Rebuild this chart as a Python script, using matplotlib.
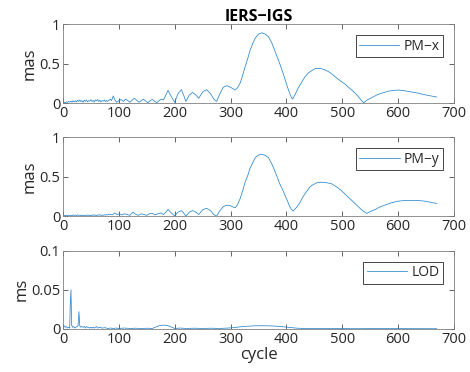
import numpy as np
import matplotlib
matplotlib.use("Agg")
import matplotlib.pyplot as plt

plt.rcParams["font.family"] = ["Open Sans", "DejaVu Sans"]

# Amplitude spectra of EOP differences (IERS minus IGS), read per cycle
pmx_cycle = [
    0, 2, 4, 6, 8, 10, 12, 14, 16, 18, 20, 22, 24, 26, 28, 30, 32, 34, 36, 38,
    40, 42, 44, 46, 48, 50, 52, 54, 56, 58, 60, 62, 64, 66, 68, 70, 72, 74, 76, 78,
    80, 82, 85, 87, 90, 93, 96, 100, 104, 108, 112, 116, 120, 124, 128, 132, 136,
    140, 144, 148, 152, 156, 160, 164, 168, 172, 176, 180, 184,
    188, 194, 200, 206, 212, 216, 220, 226, 232, 238, 243, 250, 257, 264, 270, 275,
    281, 287, 293, 300, 308, 312, 317, 322, 326, 331, 335, 340, 344, 350, 356, 362,
    368, 374, 380, 384, 388, 393, 397, 402, 406, 409, 411, 415, 421, 427, 433, 439,
    445, 451, 457, 463, 469, 475, 481, 487, 493, 499, 505, 511, 517, 523, 529, 534,
    538, 545, 553, 558, 564, 573, 582, 591, 600, 612, 624, 636, 648, 659, 669,
]
pmx_amp = [
    0.000, 0.010, 0.004, 0.015, 0.008, 0.020, 0.012, 0.025, 0.010, 0.030, 0.015,
    0.028, 0.012, 0.035, 0.020, 0.040, 0.018, 0.030, 0.010, 0.035, 0.022, 0.038,
    0.015, 0.030, 0.025, 0.042, 0.020, 0.033, 0.012, 0.040, 0.030, 0.045, 0.020,
    0.036, 0.015, 0.030, 0.025, 0.040, 0.018, 0.032, 0.020, 0.035, 0.050, 0.030,
    0.090, 0.040, 0.010, 0.030, 0.045, 0.020, 0.050, 0.030, 0.010, 0.040, 0.060,
    0.035, 0.010, 0.030, 0.050, 0.025, 0.005, 0.030, 0.045, 0.020, 0.005, 0.030,
    0.050, 0.040, 0.100,
    0.160, 0.080, 0.010, 0.120, 0.170, 0.100, 0.020, 0.100, 0.135, 0.100, 0.060,
    0.140, 0.170, 0.120, 0.050, 0.020, 0.120, 0.200, 0.220, 0.200, 0.165, 0.190,
    0.250, 0.360, 0.460, 0.570, 0.670, 0.760, 0.820, 0.875, 0.890, 0.875, 0.840,
    0.760, 0.650, 0.575, 0.500, 0.400, 0.310, 0.200, 0.120, 0.070, 0.050, 0.100,
    0.190, 0.260, 0.330, 0.380, 0.410, 0.435, 0.440, 0.435, 0.420, 0.400, 0.370,
    0.335, 0.300, 0.270, 0.240, 0.200, 0.165, 0.125, 0.080, 0.035, 0.005, 0.040,
    0.070, 0.090, 0.110, 0.130, 0.150, 0.160, 0.165, 0.155, 0.140, 0.125, 0.105,
    0.090, 0.076,
]

pmy_cycle = [
    0, 2, 4, 6, 8, 10, 12, 14, 16, 18, 20, 22, 24, 26, 28, 30, 32, 34, 36, 38,
    40, 42, 44, 46, 48, 50, 52, 54, 56, 58, 60, 62, 64, 66, 68, 70, 72, 74, 76, 78,
    80, 84, 88, 93, 97, 101, 105, 110, 115, 120, 125, 130, 135, 140, 145, 150,
    155, 160, 165, 170, 175, 180, 184,
    188, 194, 200, 206, 212, 216, 220, 226, 232, 238, 243, 250, 257, 264, 270, 275,
    281, 287, 293, 300, 308, 312, 317, 322, 326, 331, 335, 340, 344, 350, 356, 362,
    368, 374, 380, 384, 388, 393, 397, 402, 406, 409, 412, 418, 424, 430, 436, 442,
    448, 455, 463, 471, 481, 490, 499, 508, 517, 525, 532, 538, 544, 551, 559, 567,
    576, 588, 600, 612, 624, 636, 648, 659, 669,
]
pmy_amp = [
    0.002, 0.010, 0.004, 0.012, 0.006, 0.014, 0.008, 0.012, 0.005, 0.015, 0.009,
    0.013, 0.006, 0.016, 0.010, 0.012, 0.004, 0.014, 0.008, 0.011, 0.006, 0.015,
    0.010, 0.013, 0.005, 0.012, 0.008, 0.018, 0.010, 0.014, 0.006, 0.016, 0.012,
    0.020, 0.008, 0.015, 0.010, 0.018, 0.012, 0.020, 0.015, 0.025, 0.015, 0.040,
    0.020, 0.030, 0.015, 0.030, 0.020, 0.010, 0.050, 0.025, 0.010, 0.030, 0.020,
    0.010, 0.030, 0.035, 0.015, 0.030, 0.040, 0.020, 0.050,
    0.085, 0.040, 0.005, 0.050, 0.070, 0.040, 0.000, 0.050, 0.070, 0.050, 0.020,
    0.080, 0.100, 0.070, 0.020, 0.000, 0.070, 0.120, 0.140, 0.130, 0.105, 0.140,
    0.220, 0.330, 0.430, 0.520, 0.610, 0.680, 0.740, 0.775, 0.785, 0.770, 0.740,
    0.660, 0.560, 0.485, 0.410, 0.340, 0.270, 0.190, 0.120, 0.085, 0.065, 0.110,
    0.170, 0.250, 0.310, 0.370, 0.400, 0.425, 0.430, 0.425, 0.410, 0.370, 0.320,
    0.260, 0.200, 0.145, 0.097, 0.060, 0.035, 0.060, 0.085, 0.115, 0.140, 0.170,
    0.190, 0.198, 0.200, 0.198, 0.190, 0.175, 0.160,
]

lod_cycle = [
    0, 2, 4, 6, 8, 10, 12, 13, 14.3, 15.5, 17, 19, 21, 23, 25, 27, 28.6, 30, 32,
    34, 36, 38, 40, 42, 44, 46, 48, 50, 52, 54, 56, 58, 60, 62, 66, 70, 75, 80,
    85, 90, 95, 100, 110, 120, 130, 140, 150, 160, 165, 172, 180, 188, 195, 200,
    210, 220, 235, 250, 265, 280, 295, 305, 320, 340, 356, 372, 390, 405, 420,
    440, 470, 500, 530, 560, 600, 640, 669,
]
lod_amp = [
    0.0010, 0.0040, 0.0020, 0.0030, 0.0010, 0.0020, 0.0010, 0.0300, 0.0500,
    0.0050, 0.0020, 0.0030, 0.0010, 0.0020, 0.0030, 0.0040, 0.0220, 0.0040,
    0.0020, 0.0030, 0.0020, 0.0030, 0.0010, 0.0030, 0.0020, 0.0020, 0.0010,
    0.0020, 0.0010, 0.0020, 0.0010, 0.0020, 0.0030, 0.0010, 0.0020, 0.0010,
    0.0015, 0.0005, 0.0010, 0.0005, 0.0010, 0.0005, 0.0010, 0.0005, 0.0008,
    0.0003, 0.0008, 0.0005, 0.0020, 0.0040, 0.0048, 0.0040, 0.0020, 0.0005,
    0.0010, 0.0005, 0.0008, 0.0005, 0.0008, 0.0005, 0.0010, 0.0015, 0.0028,
    0.0038, 0.0040, 0.0038, 0.0030, 0.0018, 0.0008, 0.0003, 0.0005, 0.0003,
    0.0002, 0.0004, 0.0003, 0.0002, 0.0002,
]

panels = [
    (pmx_cycle, pmx_amp, "PM\u2212x", "mas", (0, 1), [0, 0.5, 1], ["0", "0.5", "1"]),
    (pmy_cycle, pmy_amp, "PM\u2212y", "mas", (0, 1), [0, 0.5, 1], ["0", "0.5", "1"]),
    (lod_cycle, lod_amp, "LOD", "ms", (0, 0.1), [0, 0.05, 0.1], ["0", "0.05", "0.1"]),
]

line_color = "#2a86cc"
axis_color = "#262626"

fig = plt.figure(figsize=(4.70, 3.72), dpi=100)
fig.patch.set_facecolor("white")

# Axes boxes in figure coordinates (left, bottom, width, height)
boxes = [
    (0.134, 0.723, 0.832, 0.212),
    (0.134, 0.419, 0.832, 0.212),
    (0.134, 0.116, 0.832, 0.210),
]

for (cyc, amp, name, unit, ylim, yt, ytl), box in zip(panels, boxes):
    ax = fig.add_axes(box)
    ax.plot(cyc, amp, color=line_color, lw=0.55, label=name)
    ax.set_xlim(0, 700)
    ax.set_ylim(*ylim)
    ax.set_xticks(np.arange(0, 701, 100))
    ax.set_yticks(yt)
    ax.set_yticklabels(ytl)
    ax.set_ylabel(unit, fontsize=12, color=axis_color, labelpad=1)
    ax.tick_params(direction="in", length=3.5, width=0.5, top=True, right=True,
                   labelsize=10.5, colors=axis_color, pad=2)
    for sp in ax.spines.values():
        sp.set_linewidth(0.6)
        sp.set_color("#808080")
    leg = ax.legend(loc="upper right", fontsize=10, handlelength=2.9,
                    fancybox=False, framealpha=1, edgecolor=axis_color,
                    borderaxespad=0.8, borderpad=0.25, handletextpad=0.3)
    leg.get_frame().set_linewidth(0.6)
    for t in leg.get_texts():
        t.set_color(axis_color)
    if name == "PM\u2212x":
        ax.set_title("IERS\u2212IGS", fontsize=11.5, fontweight="bold",
                     color="black", pad=2)
    if name == "LOD":
        ax.set_xlabel("cycle", fontsize=12, color=axis_color, labelpad=0)

fig.savefig("out.png", dpi=100)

### Task requirements
Every line containing the string "matplotlib" must be listed.

### Correct output
Rebuild this chart as a Python script, using matplotlib.
import matplotlib
matplotlib.use("Agg")
import matplotlib.pyplot as plt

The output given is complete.